Friday, April 08, 2011

Comic Books and Theatre, Together at Last:

Stage Directions: "Superheroes. Space opera. True romance. Hijinks. History. Literature. Autobiography. Lines. Dots. Shapes. Pencil. Sound. Ink. Movement. This summer The Brick Theater, Inc. will invite one of history’s newest art forms to meet one of its oldest as part of the first ever Comic Book Theater Festival. Through collaborations between visual and dramatic artists this exciting new festival will feature both live stage performance and printed or online comic book components to each show, making the form and content of comics collide with the content and form of theatre to create strange new hybrids across both mediums! Also, superheroes and stuff.

1 comment:

Matt said...

I'm not sure how I feel about this. I read comics as a kid and interestingly enough didn't pick-up comics again until I started working in the theater.

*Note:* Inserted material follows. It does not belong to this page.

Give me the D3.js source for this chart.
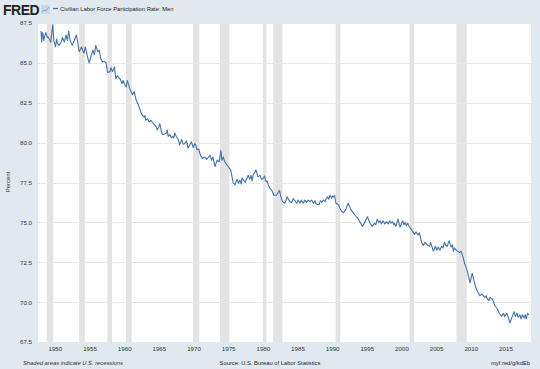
<!DOCTYPE html>
<html>
<head>
<meta charset="utf-8">
<script src="https://cdn.jsdelivr.net/npm/d3@7"></script>
<style>
  body { margin: 0; background: #e1e9f0; }
  svg { display: block; font-family: "Liberation Sans", Arial, sans-serif; }
</style>
</head>
<body>
<svg id="chart" width="540" height="369"></svg>
<script>
const obsYear = [
  1948.0, 1948.1, 1948.2, 1948.3, 1948.4, 1948.5, 1948.7, 1948.9,
  1949.1, 1949.4, 1949.7, 1949.85,
  1950.1, 1950.25, 1950.4, 1950.6, 1950.9,
  1951.1, 1951.35, 1951.6, 1951.8,
  1952.0, 1952.2, 1952.5, 1952.8,
  1953.1, 1953.3, 1953.5, 1953.85,
  1954.2, 1954.4, 1954.7, 1954.95,
  1955.2, 1955.5, 1955.7, 1955.9,
  1956.2, 1956.4, 1956.6, 1956.85,
  1957.1, 1957.4, 1957.6, 1957.95,
  1958.1, 1958.3, 1958.6, 1958.8,
  1959.0, 1959.4, 1959.7, 1959.85,
  1960.1, 1960.3, 1960.45, 1960.6, 1960.8,
  1961.0, 1961.2, 1961.45, 1961.7, 1961.9,
  1962.2, 1962.4, 1962.65, 1962.9,
  1963.0, 1963.1, 1963.35, 1963.6, 1963.85,
  1964.2, 1964.4, 1964.6, 1964.8,
  1965.0, 1965.15, 1965.4, 1965.6,
  1966.1, 1966.2, 1966.35, 1966.6, 1966.8,
  1967.0, 1967.15, 1967.3, 1967.5, 1967.8,
  1968.0, 1968.3, 1968.5, 1968.75,
  1969.0, 1969.2, 1969.7, 1969.95,
  1970.2, 1970.35, 1970.5, 1970.75,
  1971.0, 1971.3, 1971.6, 1971.9,
  1972.2, 1972.4, 1972.6, 1972.8, 1972.95,
  1973.1, 1973.4, 1973.7, 1973.95,
  1974.1, 1974.3, 1974.5, 1974.75,
  1975.0, 1975.35, 1975.5, 1975.7,
  1976.0, 1976.15, 1976.3, 1976.5, 1976.7, 1976.9,
  1977.0, 1977.2, 1977.45, 1977.7, 1977.9,
  1978.1, 1978.3, 1978.45, 1978.6, 1978.8,
  1979.0, 1979.3, 1979.6, 1979.8,
  1980.05, 1980.25, 1980.45, 1980.6, 1980.8,
  1981.0, 1981.3, 1981.6, 1981.95,
  1982.4, 1982.6, 1982.85,
  1983.2, 1983.5, 1983.9,
  1984.15, 1984.4, 1984.65, 1984.9,
  1985.1, 1985.35, 1985.55, 1985.8,
  1986.05, 1986.3, 1986.55, 1986.8,
  1987.05, 1987.3, 1987.5, 1987.7,
  1988.1, 1988.3, 1988.5, 1988.75,
  1989.0, 1989.15, 1989.3, 1989.5, 1989.7, 1989.95,
  1990.05, 1990.2, 1990.35, 1990.55, 1990.9,
  1991.2, 1991.6, 1991.95,
  1992.3, 1992.7,
  1993.05, 1993.4, 1993.8,
  1994.1, 1994.4, 1994.7,
  1995.1, 1995.45, 1995.8,
  1996.1, 1996.3, 1996.5, 1996.7, 1996.9,
  1997.1, 1997.35, 1997.6, 1997.85,
  1998.1, 1998.3, 1998.5, 1998.7, 1998.9,
  1999.0, 1999.2, 1999.5, 1999.8,
  2000.0, 2000.2, 2000.35, 2000.55, 2000.7, 2000.9,
  2001.1, 2001.5, 2001.9,
  2002.1, 2002.4, 2002.6, 2002.9,
  2003.15, 2003.4, 2003.8,
  2004.05, 2004.2, 2004.6, 2004.9,
  2005.1, 2005.3, 2005.55, 2005.8,
  2006.0, 2006.2, 2006.4, 2006.6, 2006.75, 2006.9,
  2007.05, 2007.2, 2007.35, 2007.5, 2007.65, 2007.8,
  2008.1, 2008.4, 2008.6, 2008.9,
  2009.1, 2009.4, 2009.7, 2009.9,
  2010.2, 2010.5, 2010.7,
  2011.0, 2011.3, 2011.6,
  2012.05, 2012.2, 2012.4, 2012.6, 2012.8,
  2013.1, 2013.3, 2013.5, 2013.8,
  2014.1, 2014.45, 2014.7, 2014.9,
  2015.2, 2015.45, 2015.65, 2015.9,
  2016.25, 2016.45, 2016.65, 2016.85,
  2017.1, 2017.25, 2017.45, 2017.7, 2017.85,
  2018.0, 2018.2, 2018.4
];
const obsValue = [
  87.0, 86.3, 86.9, 86.8, 86.4, 86.6, 86.9, 86.6,
  86.6, 86.3, 87.4, 86.4,
  86.0, 86.5, 86.2, 86.1, 86.3,
  86.6, 86.3, 86.75, 86.4,
  87.0, 86.4, 86.1, 86.4,
  86.75, 86.3, 85.7, 86.0,
  85.6, 86.0, 85.4, 85.0,
  85.4, 85.8, 85.5, 86.1,
  85.7, 85.8, 85.3, 85.05,
  85.1, 85.0, 84.4, 84.45,
  84.7, 84.45, 84.75, 84.0,
  84.2, 84.0, 83.7, 83.9,
  83.6, 83.5, 83.9, 83.7, 83.4,
  83.2, 83.0, 83.2, 82.7, 82.5,
  82.2, 81.9, 81.7, 81.6,
  81.7, 81.4, 81.5, 81.3, 81.4,
  81.2, 81.1, 81.0, 80.8,
  81.0, 81.2, 80.6, 80.5,
  80.6, 80.8, 80.4, 80.5, 80.3,
  80.4, 80.3, 80.6, 80.4, 80.2,
  79.85, 80.2, 79.9, 79.95,
  80.1, 79.65, 80.05, 79.7,
  79.95, 79.8, 79.55, 79.6,
  79.2, 79.0, 79.1, 78.95,
  79.1, 79.2, 78.9, 79.1, 78.8,
  78.5, 78.9, 78.8, 79.5,
  78.9, 79.1, 78.8, 78.65,
  78.5, 78.3, 78.0, 77.5,
  77.35, 77.55, 77.7, 77.45, 77.65, 77.4,
  77.8, 77.65, 77.5, 77.75, 77.95,
  77.7, 77.95, 77.6, 77.95, 78.1,
  78.3, 77.85, 77.95, 77.7,
  77.75, 77.9, 77.55, 77.6, 77.35,
  77.15, 77.0, 76.7, 76.7,
  77.0, 76.6, 76.3,
  76.2, 76.6, 76.3,
  76.25, 76.5, 76.35, 76.2,
  76.4, 76.2, 76.4, 76.2,
  76.4, 76.25, 76.4, 76.3,
  76.4, 76.2, 76.35, 76.15,
  76.1, 76.35, 76.25, 76.4,
  76.3, 76.5, 76.6, 76.45, 76.7, 76.5,
  76.65, 76.6, 76.7, 76.2, 76.1,
  75.8, 75.6, 75.8,
  76.2, 75.8,
  75.6, 75.4, 75.2,
  74.95, 74.75, 75.0,
  75.35, 74.95, 74.75,
  74.95, 74.85, 75.2, 75.0, 75.1,
  74.9, 75.1, 74.9, 75.05,
  74.9, 75.1, 74.95, 75.05, 74.85,
  74.95, 74.75, 75.2, 74.7,
  74.95, 75.1, 74.85, 75.0, 74.8, 74.95,
  74.75, 74.5, 74.25,
  74.4, 74.2, 74.35, 73.75,
  73.55, 73.75, 73.55,
  73.5, 73.75, 73.2, 73.5,
  73.25, 73.45, 73.25, 73.5,
  73.4, 73.75, 73.55, 73.5, 73.7, 73.85,
  73.6, 73.45, 73.6, 73.2, 73.4, 73.3,
  73.2, 73.1, 73.2, 72.8,
  72.45, 72.1, 71.6, 71.2,
  71.8, 71.3, 70.95,
  70.65, 70.4, 70.5,
  70.3, 70.4, 70.2, 70.1, 70.3,
  70.2, 70.0, 69.75, 69.6,
  69.3, 69.1, 69.3, 69.1,
  69.3, 69.0, 68.7, 69.0,
  69.4, 69.1, 69.3, 69.05,
  69.2, 68.95, 69.2, 69.0, 69.2,
  68.95, 69.3, 69.2
];

// NBER recessions (decimal years)
const recStart = [1948.83, 1953.5, 1957.58, 1960.25, 1969.92, 1973.83, 1980.0, 1981.5, 1990.5, 2001.17, 2007.92];
const recEnd   = [1949.75, 1954.33, 1958.25, 1961.08, 1970.83, 1975.17, 1980.5, 1982.83, 1991.17, 2001.83, 2009.42];

const yTicks = [67.5, 70.0, 72.5, 75.0, 77.5, 80.0, 82.5, 85.0, 87.5];
const xTicks = [1950, 1955, 1960, 1965, 1970, 1975, 1980, 1985, 1990, 1995, 2000, 2005, 2010, 2015];

const seriesName = "Civilian Labor Force Participation Rate: Men";

const plotL = 38, plotR = 531, plotT = 23, plotB = 342;

const svg = d3.select("#chart");

const x = d3.scaleLinear().domain([1948, 2018.4]).range([41, 529]);
const y = d3.scaleLinear().domain([67.5, 87.5]).range([plotB, plotT]);

// background
svg.append("rect").attr("width", 540).attr("height", 369).attr("fill", "#e1e9f0");
svg.append("rect")
    .attr("x", plotL).attr("y", plotT)
    .attr("width", plotR - plotL).attr("height", plotB - plotT)
    .attr("fill", "#ffffff");

// recession bars
svg.append("g")
    .selectAll("rect")
    .data(recStart.map((s, i) => [s, recEnd[i]]))
    .enter().append("rect")
    .attr("x", d => x(d[0]))
    .attr("y", plotT)
    .attr("width", d => x(d[1]) - x(d[0]))
    .attr("height", plotB - plotT)
    .attr("fill", "#e3e3e3");

// grid lines
svg.append("g")
    .selectAll("line")
    .data(yTicks)
    .enter().append("line")
    .attr("x1", plotL).attr("x2", plotR)
    .attr("y1", d => Math.round(y(d)) + 0.5)
    .attr("y2", d => Math.round(y(d)) + 0.5)
    .attr("stroke", "#e8e8e8")
    .attr("stroke-width", 1);

// y axis
const yAxis = svg.append("g")
    .attr("transform", "translate(" + plotL + ",0)")
    .call(d3.axisLeft(y).tickValues(yTicks).tickFormat(d3.format(".1f")).tickSize(0).tickPadding(6));
yAxis.select(".domain").remove();
yAxis.selectAll("text").attr("font-size", 6.2).attr("fill", "#333").attr("font-family", "inherit");

// x axis
const xAxis = svg.append("g")
    .attr("transform", "translate(0," + plotB + ")")
    .call(d3.axisBottom(x).tickValues(xTicks).tickFormat(d3.format("d")).tickSize(0).tickPadding(5));
xAxis.select(".domain").remove();
xAxis.selectAll("text").attr("font-size", 6.2).attr("fill", "#333").attr("font-family", "inherit");

// y label
svg.append("text")
    .attr("transform", "translate(10,182) rotate(-90)")
    .attr("text-anchor", "middle")
    .attr("font-size", 6)
    .attr("fill", "#333")
    .text("Percent");

// the line
svg.append("path")
    .datum(obsYear.map((yr, i) => [yr, obsValue[i]]))
    .attr("fill", "none")
    .attr("stroke", "#4572a7")
    .attr("stroke-width", 1.1)
    .attr("stroke-linejoin", "round")
    .attr("d", d3.line().x(d => x(d[0])).y(d => y(d[1])));

// header: logo + legend
svg.append("text")
    .attr("x", 3).attr("y", 14.5)
    .attr("font-size", 14).attr("font-weight", "bold")
    .attr("fill", "#222")
    .attr("letter-spacing", -0.5)
    .text("FRED");
const icon = svg.append("g").attr("transform", "translate(41,5)");
icon.append("rect").attr("width", 9).attr("height", 9).attr("fill", "#c9d6e3");
icon.append("path").attr("d", "M1,7 L3,5 L5,6 L8,2").attr("fill", "none").attr("stroke", "#7fa4c8").attr("stroke-width", 1);

svg.append("line")
    .attr("x1", 53).attr("x2", 58).attr("y1", 8.5).attr("y2", 8.5)
    .attr("stroke", "#4572a7").attr("stroke-width", 1.2);
svg.append("text")
    .attr("x", 60).attr("y", 10.5)
    .attr("font-size", 5.8)
    .attr("fill", "#222")
    .text(seriesName);

// footer
svg.append("text")
    .attr("x", 23).attr("y", 365)
    .attr("font-size", 5.8).attr("font-style", "italic")
    .attr("fill", "#333")
    .text("Shaded areas indicate U.S. recessions");
svg.append("text")
    .attr("x", 270).attr("y", 365)
    .attr("text-anchor", "middle")
    .attr("font-size", 5.8)
    .attr("fill", "#222")
    .text("Source: U.S. Bureau of Labor Statistics");
svg.append("text")
    .attr("x", 530).attr("y", 365)
    .attr("text-anchor", "end")
    .attr("font-size", 5.8)
    .attr("fill", "#222")
    .text("myf.red/g/kdEb");
</script>
</body>
</html>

The theater itself is already such an escape from reality. When I wanted a way to escape that I went to comic books. Captain Marvel, Batman, Green Lantern have nothing to do with the stage. Until now. With Spiderman on Broadway, Batman in the UK, and this festival of comic inspired theater pieces I may have been wrong.
Reading the descriptions of these shows, most seem tongue-in-cheek or just plan satirical. I never bought the idea of theater as a mirror but a costumed superhero on the stage I'd imagine would be very hard to empathize or relate to. Super hero movies are essentially still comics: 2d representations of a superhero narrative. Putting the superhero in 3d space, live theater may exaggerate their circumstances and alienate an audience. Similiar to seeing cartoon characters in real live at Disneyland; large grotesque representations of drawings. While it may be fun to see a different type of story, I think the comics will be better felt on the page and not on the stage.